Il momento del Covid è un’occasione epocale. Dopo il Covid, le cose non potranno essere più come prima.
Il momento della guerra è un’occasione epocale. Dopo la guerra, le cose non dovranno essere più come prima.
E’ arrivato finalmente il Momento di cambiare.
Cambiamento, una parola magica. Ricordo perfettamente, perché c’ero, che nel 1994 la parola d’ordine della campagna elettorale della Lega Nord di Umberto Bossi era “cambiamento”. Occorreva adoperarsi e spingere per il cambiamento. La coalizione di cui faceva parte Umberto Bossi vinse le elezioni. Si cambiava.

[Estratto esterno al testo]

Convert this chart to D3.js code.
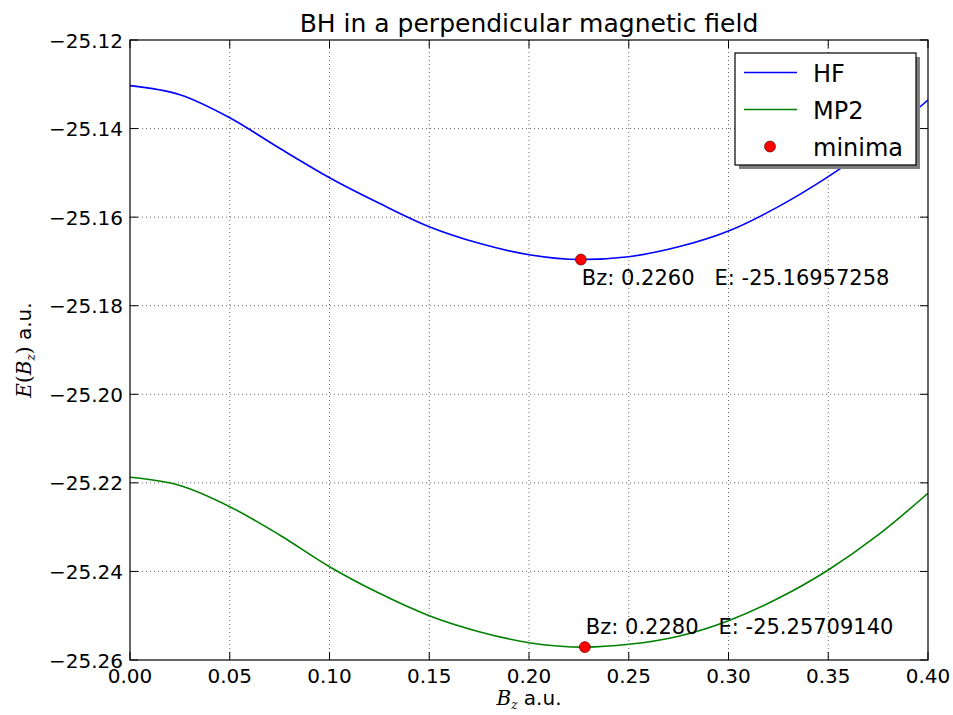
<!DOCTYPE html>
<html>
<head>
<meta charset="utf-8">
<script src="https://cdn.jsdelivr.net/npm/d3@7"></script>
<style>
  html, body { margin: 0; padding: 0; background: #fff; }
  svg text { font-family: "DejaVu Sans", sans-serif; fill: #000; }
  .math { font-family: "DejaVu Serif", "Liberation Serif", serif; font-style: italic; }
</style>
</head>
<body>
<svg id="chart" width="953" height="715"></svg>
<script>
// Field strength grid (a.u.)
const bzGrid = [0.000, 0.025, 0.050, 0.075, 0.100, 0.125, 0.150, 0.175, 0.200,
                0.250, 0.275, 0.300, 0.325, 0.350, 0.375, 0.400];
// Hartree-Fock total energies on the grid
const hfEnergy = [-25.13030, -25.13235, -25.13755, -25.14445, -25.15109, -25.15687,
                  -25.16216, -25.16591, -25.16848, -25.16893, -25.16670, -25.16313,
                  -25.15763, -25.15086, -25.14290, -25.13355];
// MP2 total energies on the grid
const mp2Energy = [-25.21875, -25.22060, -25.22538, -25.23177, -25.23893, -25.24494,
                   -25.25000, -25.25361, -25.25609, -25.25646, -25.25462, -25.25112,
                   -25.24607, -25.23968, -25.23177, -25.22235];
// Located minima
const minimaLabels = ["HF", "MP2"];
const minimaBz = [0.2260, 0.2280];
const minimaE = [-25.16957258, -25.25709140];

const xTicks = [0.00, 0.05, 0.10, 0.15, 0.20, 0.25, 0.30, 0.35, 0.40];
const yTicks = [-25.26, -25.24, -25.22, -25.20, -25.18, -25.16, -25.14, -25.12];

const svg = d3.select("#chart");
const pLeft = 130, pRight = 928, pTop = 40, pBottom = 660;

const x = d3.scaleLinear().domain([0, 0.4]).range([pLeft, pRight]);
const y = d3.scaleLinear().domain([-25.26, -25.12]).range([pBottom, pTop]);

svg.append("defs").append("clipPath").attr("id", "plotClip")
  .append("rect").attr("x", pLeft).attr("y", pTop)
  .attr("width", pRight - pLeft).attr("height", pBottom - pTop);

// dotted grid
const grid = svg.append("g").attr("stroke", "#000").attr("stroke-width", 0.8)
  .attr("stroke-dasharray", "1,3").attr("opacity", 0.75);
xTicks.slice(1, -1).forEach(v => grid.append("line")
  .attr("x1", x(v)).attr("x2", x(v)).attr("y1", pTop).attr("y2", pBottom));
yTicks.slice(1, -1).forEach(v => grid.append("line")
  .attr("x1", pLeft).attr("x2", pRight).attr("y1", y(v)).attr("y2", y(v)));

// series curves, each with its minimum merged in
function series(energies, i) {
  const pts = bzGrid.map((b, k) => [b, energies[k]]);
  pts.push([minimaBz[i], minimaE[i]]);
  return pts.sort((a, b) => a[0] - b[0]);
}
const line = d3.line().x(d => x(d[0])).y(d => y(d[1])).curve(d3.curveMonotoneX);
const plot = svg.append("g").attr("clip-path", "url(#plotClip)");
plot.append("path").attr("d", line(series(hfEnergy, 0)))
  .attr("fill", "none").attr("stroke", "#0000ff").attr("stroke-width", 1.6);
plot.append("path").attr("d", line(series(mp2Energy, 1)))
  .attr("fill", "none").attr("stroke", "#008000").attr("stroke-width", 1.6);

// minima markers
minimaBz.forEach((b, i) => {
  svg.append("circle").attr("cx", x(b)).attr("cy", y(minimaE[i])).attr("r", 5.5)
    .attr("fill", "#ff0000").attr("stroke", "#400000").attr("stroke-width", 0.6);
});

// minima annotations
const annOffset = [[1, 25.5], [1, -13]];
minimaBz.forEach((b, i) => {
  svg.append("text")
    .attr("x", x(b) + annOffset[i][0]).attr("y", y(minimaE[i]) + annOffset[i][1])
    .style("white-space", "pre").attr("font-size", 21)
    .text("Bz: " + b.toFixed(4) + "   E: " + minimaE[i].toFixed(8));
});

// frame
svg.append("rect").attr("x", pLeft).attr("y", pTop)
  .attr("width", pRight - pLeft).attr("height", pBottom - pTop)
  .attr("fill", "none").attr("stroke", "#000").attr("stroke-width", 1.2);

// inward ticks on all four sides
const tickLen = 8;
const tk = svg.append("g").attr("stroke", "#000").attr("stroke-width", 1);
xTicks.forEach(v => {
  tk.append("line").attr("x1", x(v)).attr("x2", x(v)).attr("y1", pBottom).attr("y2", pBottom - tickLen);
  tk.append("line").attr("x1", x(v)).attr("x2", x(v)).attr("y1", pTop).attr("y2", pTop + tickLen);
});
yTicks.forEach(v => {
  tk.append("line").attr("x1", pLeft).attr("x2", pLeft + tickLen).attr("y1", y(v)).attr("y2", y(v));
  tk.append("line").attr("x1", pRight).attr("x2", pRight - tickLen).attr("y1", y(v)).attr("y2", y(v));
});

// tick labels
const fmtY = d3.format(".2f");
xTicks.forEach(v => svg.append("text").attr("x", x(v)).attr("y", 683)
  .attr("text-anchor", "middle").attr("font-size", 20).text(v.toFixed(2)));
yTicks.forEach(v => svg.append("text").attr("x", 123).attr("y", y(v) + 7.5)
  .attr("text-anchor", "end").attr("font-size", 20)
  .text(fmtY(v).replace("-", "\u2212")));

// title
svg.append("text").attr("x", (pLeft + pRight) / 2).attr("y", 31.5)
  .attr("text-anchor", "middle").attr("font-size", 25)
  .text("BH in a perpendicular magnetic field");

// axis labels
const xl = svg.append("text").attr("x", (pLeft + pRight) / 2).attr("y", 705)
  .attr("text-anchor", "middle").attr("font-size", 20);
xl.append("tspan").attr("class", "math").text("B");
xl.append("tspan").attr("class", "math").attr("font-size", 12).attr("dy", 4).text("z");
xl.append("tspan").attr("dy", -4).text(" a.u.");

const yl = svg.append("text").attr("transform", "translate(31," + ((pTop + pBottom) / 2) + ") rotate(-90)")
  .attr("text-anchor", "middle").attr("font-size", 20);
yl.append("tspan").attr("class", "math").text("E");
yl.append("tspan").attr("font-family", "DejaVu Serif, serif").text("(");
yl.append("tspan").attr("class", "math").text("B");
yl.append("tspan").attr("class", "math").attr("font-size", 12).attr("dy", 4).text("z");
yl.append("tspan").attr("font-family", "DejaVu Serif, serif").attr("dy", -4).text(")");
yl.append("tspan").text(" a.u.");

// legend
const lg = svg.append("g");
const lx = 735, ly = 53, lw = 181, lh = 112;
lg.append("rect").attr("x", lx + 4).attr("y", ly + 4).attr("width", lw).attr("height", lh)
  .attr("fill", "#7f7f7f");
lg.append("rect").attr("x", lx).attr("y", ly).attr("width", lw).attr("height", lh)
  .attr("fill", "#fff").attr("stroke", "#000").attr("stroke-width", 1.2);
const entries = [
  { label: "HF", color: "#0000ff", type: "line" },
  { label: "MP2", color: "#008000", type: "line" },
  { label: "minima", color: "#ff0000", type: "dot" }
];
entries.forEach((e, i) => {
  const cy = 72.5 + i * 37;
  if (e.type === "line") {
    lg.append("line").attr("x1", 744).attr("x2", 797).attr("y1", cy).attr("y2", cy)
      .attr("stroke", e.color).attr("stroke-width", 1.6);
  } else {
    lg.append("circle").attr("cx", 770).attr("cy", cy).attr("r", 5.5)
      .attr("fill", e.color).attr("stroke", "#400000").attr("stroke-width", 0.6);
  }
  lg.append("text").attr("x", 813).attr("y", cy + 9.5).attr("font-size", 24).text(e.label);
});
</script>
</body>
</html>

Alcuni anni fa, diciamo gli anni Settanta del XX secolo, la parola d’ordine era un’altra. Trasformazione. Era necessario trasformare la società. Trasformare i rapporti di produzione, i rapporti sociali, i rapporti di Potere, i rapporti culturali, i rapporti affettivi.
La cultura del Capitalismo, in un baleno, ha sostituito trasformare con cambiare. Cambiare automobile, cambiare telefono cellulare, cambiare lavoro, cambiare merce scaduta, cambiare regalo ricevuto (biglietto di cortesia), cambiare credo religioso, cambiare partner sessuale. Cambiare è così un momento permanente. Il regime del Capitalismo.
La cultura italiana ogni tanto provava a mettere sull’avviso. Bisogna che tutto cambi affinché nulla cambi, si dice ne Il Gattopardo, romanzo di Tomasi di Lampedusa. Oppure, nel più leggero campo musicale: per quest’anno non cambiare / stessa spiaggia stesso mare. Oppure, nella accortezza proverbiale: solo gli sciocchi non cambiano idea.
Anche il trasformismo, in politica, è diventato cambiamento. Io rimango identico a me stesso, cambio solo il partito, o il movimento.
Cambiamento o riciclaggio.
Il momento, o peggio ancora il desiderio della trasformazione, quella vera, non esiste più.